OUTRO LADO: Santa Casa de São Paulo afirma que equipe é orientada a realizar atendimento profissional e imparcial, já a Fundação Santa Casa de Misericórdia no Pará diz seguir diretrizes legais da Pasta da Saúde
Joyce Favacho, 28, nem sabia que estava grávida quando, em 2019, foi parar no Hospital Santa Casa, em Belém do Pará. Na noite anterior, ela havia encontrado coágulos de sangue na calcinha e algo que, entre eles, parecia uma membrana transparente. De manhã, enquanto ainda sangrava, disse para a recepcionista do hospital que estava sofrendo um aborto, mas não teve o acolhimento esperado.
Primeiro, precisou provar a gravidez. Depois, afirma ter sido tratada de forma brutal pelos profissionais que deveriam assisti-la, incluindo enfermeiros e técnicos de enfermagem. Quando foi realizar a curetagem, procedimento indicado para remover os restos do abortamento, não recebeu anestesia —prática que é considerada uma forma de violência obstétrica, afirma Mariana Prandini, pesquisadora de direitos da mulher e professora da Faculdade de Ciências Sociais da UFG (Universidade Federal de Goiás).
No Brasil, o aborto só é permitido em três situações —estupro, anencefalia do feto ou risco de vida para a mulher. Assim, há relatos de especialistas e dados que indicam que, mesmo nos casos legais ou até espontâneos, o sistema de saúde pode se converter em um sistema de policiamento às mulheres.
Quando a jovem foi para a consulta, a médica pediu que ela tirasse a mão das partes íntimas, que usava para estancar o sangue incessante. Nesse momento, ela diz ter ouvido a auxiliar de limpeza reclamar de mulheres que “sempre vêm nessa situação para cá”. “Foi aí que percebi que achavam que eu tinha provocado.”
Ela foi encaminhada para a curetagem. Sob supervisão de uma médica mais experiente, foi atendida por cinco residentes. Quando a aspiração começou, Joyce diz que reclamou da dor intensa, e a supervisora informou aos alunos que eles haviam aplicado a anestesia errado, mas a operação iria continuar.
“Chorei durante o procedimento.
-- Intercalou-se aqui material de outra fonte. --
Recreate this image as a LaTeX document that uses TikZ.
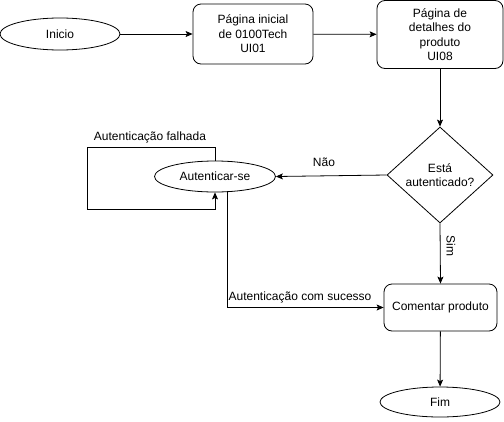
\documentclass[tikz,border=0pt]{standalone}
\usepackage{fontspec}
\setmainfont{Liberation Sans}
\usetikzlibrary{shapes.geometric,arrows.meta}
\begin{document}
\begin{tikzpicture}[x=1pt,y=-1pt,
  every node/.style={font=\fontsize{12}{14.5}\selectfont, inner sep=0pt},
  oval/.style={draw, ellipse, line width=0.8pt, fill=white},
  rbox/.style={draw, rounded corners=8pt, line width=0.8pt, fill=white, align=center},
  dec/.style={draw, diamond, line width=0.8pt, fill=white, align=center},
  link/.style={line width=0.8pt, -{Stealth[length=7pt,width=6pt,inset=1.5pt]}},
  lbl/.style={fill=none}]
\useasboundingbox (0,0) rectangle (504,421);
\node[oval, minimum width=120pt, minimum height=32pt] (ini) at (60,34) {Inicio};
\node[rbox, minimum width=120pt, minimum height=60pt] (p1) at (253,34) {Página inicial\\de 0100Tech\\UI01};
\node[rbox, minimum width=126pt, minimum height=68pt] (p2) at (440,34.5) {Página de\\detalhes do\\produto\\UI08};
\node[dec, minimum width=106pt, minimum height=96pt] (d) at (440,175) {Está\\autenticado?};
\node[oval, minimum width=121pt, minimum height=31pt] (auth) at (215,176.5) {Autenticar-se};
\node[rbox, minimum width=113pt, minimum height=47pt] (com) at (440.5,307.5) {Comentar produto};
\node[oval, minimum width=120pt, minimum height=30pt] (fim) at (440,402) {Fim};
\coordinate (l1) at (87,147);
\coordinate (l2) at (87,209);
\coordinate (s0) at (227,191.3);
\draw[link] (ini) -- (p1);
\draw[link] (p1) -- (p2);
\draw[link] (p2) -- (d);
\draw[link] (d.west) -- (auth.east);
\draw[link] (d.south) -- (com.north);
\draw[link] (com) -- (fim);
\draw[link] (auth.north) |- (l1) |- (l2 -| auth.south) -- (auth.south);
\draw[link] (s0) |- (com.west);
\node[lbl] (nao) at (324,162) {Não};
\node[lbl, rotate=-90] (sim) at (451,246) {Sim};
\node[lbl] (falha) at (150,137) {Autenticação falhada};
\node[lbl] (suc) at (300,297) {Autenticação com sucesso};
\end{tikzpicture}
\end{document}
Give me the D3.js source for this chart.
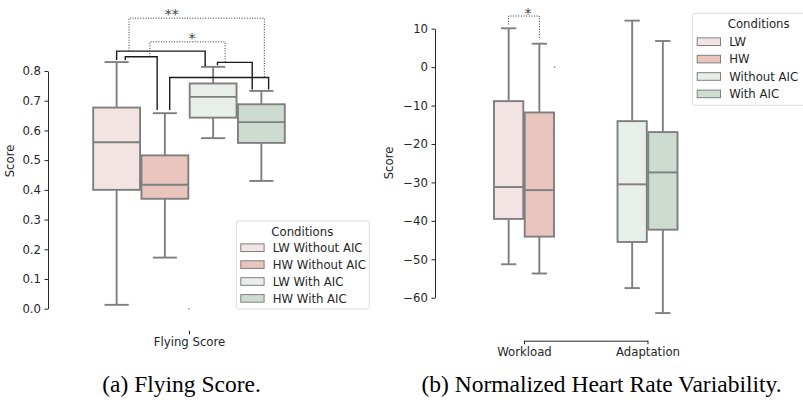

Não tive tempo de sentir que tinha um bebê e o perdi, mas me marcou o sentimento de trauma pela forma como fui tratada”, diz.
Em uma pesquisa publicada em um livro em 2022, Prandini categoriza as formas de violência obstétrica em casos de abortamento em violência física; omissão nos padrões de qualidade do atendimento; ameaças de criminalização ou efetiva criminalização; estigma e discriminação; e gaslighting (termo usado para quando a vítima, geralmente mulher, é tida como “louca” ou mentirosa).